The Punchscan system can figure out the voter’s choices, because that random assignment is recorded in a database keyed to the ballot number. But the voter’s personal choices are private, because no database is kept that associates the ballot number with the voter’s name. Absentee voters can mail in either half of the ballot. And if scanners, or the personal computers they are attached to, fail to work for some reason, election officials can simply put the half sheet in an oldâ''fashioned ballot box to be counted later.

A significant virtue of the Punchscan system, Chaum says, is that it can be implemented with off-the-shelf equipment. The sophisticated scanning software devised by his student associates lets ballots be read under poor lighting conditions and at odd angles, so that inexpensive readers would suffice. But should election officials opt for robust, large-paper scanners costing $2000, Chaum claims the expense of outfitting a precinct would still be less than buying optical-scan voting machines at $6500 apiece, a typical price.

In the Punchscan system, security comes cheaper, too. For example, machines don’t have to be physically sequestered and guarded, because at no point in the voting process do the computers have more than half the information needed to know how a voter voted.

”From a security perspective, it’s very clever,” says Dan Wallach, a computer scientist and e-voting expert at Rice University, in Houston. But Wallach worries that the Punchscan system could put excessive demands on voters. ”Because of the random way the system correlates candidates with letters and their position on the ballot,” he says, ”voters would have to do several things where they now do only one: after finding the candidate’s name, they mark a circle next to it. With Punchscan, they have to figure out the symbol for that candidate and find its location, as well as put an ink blotch over it. Voting systems have to be usable by the broad population—and more steps mean more chances for errors.”
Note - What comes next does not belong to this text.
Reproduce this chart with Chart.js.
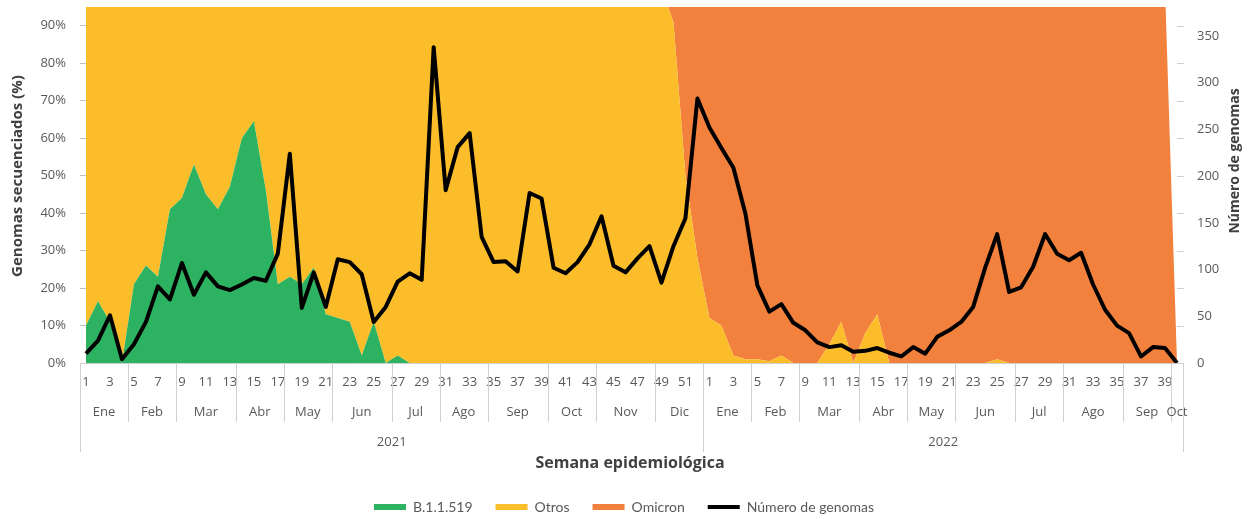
<!DOCTYPE html>
<html>
<head>
<meta charset="utf-8">
<script src="https://cdn.jsdelivr.net/npm/chart.js@4.4.0/dist/chart.umd.min.js"></script>
<style>
html,body{margin:0;padding:0;background:#fff;overflow:hidden;}
#wrap{width:1248px;height:519px;overflow:hidden;}
canvas{display:block;}
</style>
</head>
<body>
<div id="wrap"><canvas id="c" width="1248" height="524"></canvas></div>
<script>
// ---- tick labels / categories ----
const weeks2021 = [1,2,3,4,5,6,7,8,9,10,11,12,13,14,15,16,17,18,19,20,21,22,23,24,25,26,
  27,28,29,30,31,32,33,34,35,36,37,38,39,40,41,42,43,44,45,46,47,48,49,50,51,52];
const weeks2022 = [1,2,3,4,5,6,7,8,9,10,11,12,13,14,15,16,17,18,19,20,
  21,22,23,24,25,26,27,28,29,30,31,32,33,34,35,36,37,38,39,40];
const monthNames = ["Ene","Feb","Mar","Abr","May","Jun","Jul","Ago","Sep","Oct","Nov","Dic",
  "Ene","Feb","Mar","Abr","May","Jun","Jul","Ago","Sep","Oct"];
const monthWeeks = [4,4,5,4,4,5,4,4,5,4,5,4, 4,4,5,4,4,5,4,5,4,1];
const years = ["2021","2022"];
const yearWeeks = [52,40];

// ---- series: % of sequenced genomes (2021: 52 weeks, 2022: 40 weeks) ----
const b11519_2021 = [
  10,16.5,11,0,21,26,23,41,44,53,45,41,47,
  60,64.5,46,21,23,21,25.5,13,12,11,2,11,0,
  2,0,0,0,0,0,0,0,0,0,0,0,0,
  0,0,0,0,0,0,0,0,0,0,0,0,0];
const b11519_2022 = [
  0,0,0,0,0,0,0,0,0,0,
  0,0,0,0,0,0,0,0,0,0,
  0,0,0,0,0,0,0,0,0,0,
  0,0,0,0,0,0,0,0,0,0];
const otros2021 = [
  90,83.5,89,100,79,74,77,59,56,47,55,59,53,
  40,35.5,54,79,77,79,74.5,87,88,89,98,89,100,
  98,100,100,100,100,100,100,100,100,100,100,100,100,
  100,100,100,100,100,100,100,100,100,100,91,50,28];
const otros2022 = [
  12,10,2,1,1,0.5,2,0,0,0,
  5,11,0,8,13,0,0,0,0,0,
  0,0,0,0,1,0,0,0,0,0,
  0,0,0,0,0,0,0,0,0,0];
const omicron2021 = [
  0,0,0,0,0,0,0,0,0,0,0,0,0,
  0,0,0,0,0,0,0,0,0,0,0,0,0,
  0,0,0,0,0,0,0,0,0,0,0,0,0,
  0,0,0,0,0,0,0,0,0,0,9,50,72];
const omicron2022 = [
  88,90,98,99,99,99.5,98,100,100,100,
  95,89,100,92,87,100,100,100,100,100,
  100,100,100,100,99,100,100,100,100,100,
  100,100,100,100,100,100,100,100,100,0];
// ---- number of genomes (right axis) ----
const genomas2021 = [
  10,24,51,4,20,44,82,68,107,73,97,82,78,
  84,91,88,117,224,59,97,60,111,108,95,44,60,
  87,96,89,338,185,231,246,135,108,109,98,182,176,
  102,96,108,127,157,104,97,112,125,86,125,155,283];
const genomas2022 = [
  252,230,209,160,83,55,63,43,35,22,
  17,19,12,13,16,11,7,17,10,28,
  35,44,60,102,138,76,81,103,138,117,
  110,118,84,57,40,32,7,17,16,0];

const weekLabels = weeks2021.concat(weeks2022);
const dataB = b11519_2021.concat(b11519_2022);
const dataOtros = otros2021.concat(otros2022);
const dataOmicron = omicron2021.concat(omicron2022);
const dataGenomas = genomas2021.concat(genomas2022);

const TXT = '#595959';
const TITLE = '#404040';
const SEP = '#d0d0d0';

const decor = {
  id: 'decor',
  afterDraw(chart) {
    const {ctx, chartArea: a, scales} = chart;
    const x = scales.x, yl = scales.y;
    const step = x.getPixelForValue(1) - x.getPixelForValue(0);
    const edge = i => x.getPixelForValue(0) + (i - 0.5) * step;
    const px = v => Math.round(v) + 0.5;
    const vline = (xx, y0, y1) => { ctx.beginPath(); ctx.moveTo(px(xx), y0); ctx.lineTo(px(xx), y1); ctx.stroke(); };
    ctx.save();
    ctx.strokeStyle = SEP; ctx.lineWidth = 1;
    ctx.beginPath(); ctx.moveTo(edge(0), px(a.bottom)); ctx.lineTo(edge(weekLabels.length), px(a.bottom)); ctx.stroke();
    ctx.fillStyle = TXT; ctx.font = '13px "Open Sans"'; ctx.textAlign = 'center'; ctx.textBaseline = 'middle';
    let i0 = 0;
    monthWeeks.forEach((n, k) => {
      const x0 = edge(i0), x1 = edge(i0 + n);
      vline(x0, a.bottom, a.bottom + 59);
      ctx.fillText(monthNames[k], (x0 + x1) / 2, a.bottom + 49);
      i0 += n;
    });
    i0 = 0;
    years.forEach((yr, k) => {
      const n = yearWeeks[k];
      const x0 = edge(i0), x1 = edge(i0 + n);
      vline(x0, a.bottom, a.bottom + 89);
      ctx.fillText(yr, (x0 + x1) / 2, a.bottom + 79);
      i0 += n;
    });
    vline(edge(i0), a.bottom, a.bottom + 89);
    yl.ticks.forEach(t => {
      const yy = px(yl.getPixelForValue(t.value));
      ctx.beginPath(); ctx.moveTo(a.right, yy); ctx.lineTo(a.right + 7, yy); ctx.stroke();
    });
    ctx.fillStyle = TITLE;
    ctx.font = 'bold 16px "Open Sans"';
    ctx.fillText('Semana epidemiológica', 630, a.bottom + 100);
    ctx.save();
    ctx.translate(18, 176); ctx.rotate(-Math.PI / 2);
    ctx.font = 'bold 15px "Open Sans"';
    ctx.fillText('Genomas secuenciados (%)', 0, 0);
    ctx.restore();
    ctx.save();
    ctx.translate(1235, 161); ctx.rotate(-Math.PI / 2);
    ctx.font = 'bold 14px "Open Sans"';
    ctx.fillText('Número de genomas', 0, 0);
    ctx.restore();
    ctx.restore();
  }
};

const areaDs = (label, data, color, fill) => ({
  type: 'line', label, data, fill,
  backgroundColor: color, borderColor: color, borderWidth: 0,
  pointRadius: 0, pointHoverRadius: 0, pointBorderWidth: 0, pointStyle: 'rect',
  pointBackgroundColor: color, tension: 0, yAxisID: 'y', order: 1
});

const fixVertical = w => s => { s.width = w; s.paddingTop = 0; s.paddingBottom = 0; };

new Chart(document.getElementById('c'), {
  type: 'line',
  data: {
    labels: weekLabels,
    datasets: [
      areaDs('B.1.1.519', dataB, '#2cb260', 'origin'),
      areaDs('Otros', dataOtros, '#fbbd2a', '-1'),
      areaDs('Omicron', dataOmicron, '#f1813c', '-1'),
      {
        type: 'line', label: 'Número de genomas', data: dataGenomas, yAxisID: 'y2',
        borderColor: '#000', backgroundColor: '#000', borderWidth: 4, fill: false,
        pointRadius: 0, pointHoverRadius: 0, pointBorderWidth: 4, pointStyle: 'line',
        borderJoinStyle: 'round', tension: 0, order: -1
      }
    ]
  },
  options: {
    responsive: false,
    animation: false,
    devicePixelRatio: 1,
    events: [],
    layout: { padding: { top: 7, left: 0, right: 0, bottom: 0 } },
    plugins: {
      tooltip: { enabled: false },
      legend: {
        position: 'bottom',
        labels: {
          usePointStyle: true, pointStyleWidth: 32, boxHeight: 6, padding: 23,
          color: TXT, font: { family: 'Lato', size: 14 },
          sort: (p, q) => p.datasetIndex - q.datasetIndex
        }
      }
    },
    scales: {
      x: {
        type: 'category', offset: false,
        grid: { display: false, drawTicks: false },
        border: { display: false },
        ticks: {
          autoSkip: false, maxRotation: 0, minRotation: 0, padding: 11,
          color: TXT, font: { family: 'Open Sans', size: 13 },
          callback: (v, i) => (weekLabels[i] % 2 === 1 ? String(weekLabels[i]) : '')
        },
        afterFit: s => { s.height = 114; s.paddingLeft = 0; s.paddingRight = 0; }
      },
      y: {
        position: 'left', stacked: true, min: 0, max: 95,
        grid: { display: true, drawOnChartArea: false, drawTicks: true, tickLength: 6, color: '#bfbfbf' },
        border: { display: false },
        ticks: {
          stepSize: 10, includeBounds: false, padding: 14,
          color: TXT, font: { family: 'Open Sans', size: 13 },
          callback: v => v + '%'
        },
        afterFit: fixVertical(86)
      },
      y2: {
        position: 'right', stacked: false, min: 0, max: 381,
        grid: { display: false, drawTicks: false },
        border: { display: false },
        ticks: {
          stepSize: 50, includeBounds: false, padding: 20,
          color: TXT, font: { family: 'Open Sans', size: 13 }
        },
        afterFit: fixVertical(71)
      }
    }
  },
  plugins: [decor]
});
</script>
</body>
</html>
Chaum introduced Punchscan a week before the 2006 general election with informal demonstrations in Washington, D.C. The graduate students who created key parts of the system conducted the demos, along with two of their professors, Poorvi Vora, in the department of computer science at George Washington University, in Washington, D.C., and Alan Sherman, in the department of computer science and electrical engineering at the University of Maryland, in Baltimore. There were also two students from the University of Ottawa, Canada.

A real-world test for Punchscan could come this spring in a student election, which will probably be held at one of the researchers’ home schools. ”This first version was designed for university campus elections,” Chaum says, ”though obviously we had federal and local general elections in mind.”

At around the same time, students will enter Punchscan in a new National Science Foundation–funded challenge called the University Voting Systems Competition. A $10 000 purse is at stake, and the final face-off between the five best systems is set for July.

In a possible sign of a rapprochement, the prize money was put up by Election Systems & Software, in Omaha, one of the largest of the commercial vendors. Chaum called it ”an olive branch from the manufacturing community to the academics who have been criticizing their systems.”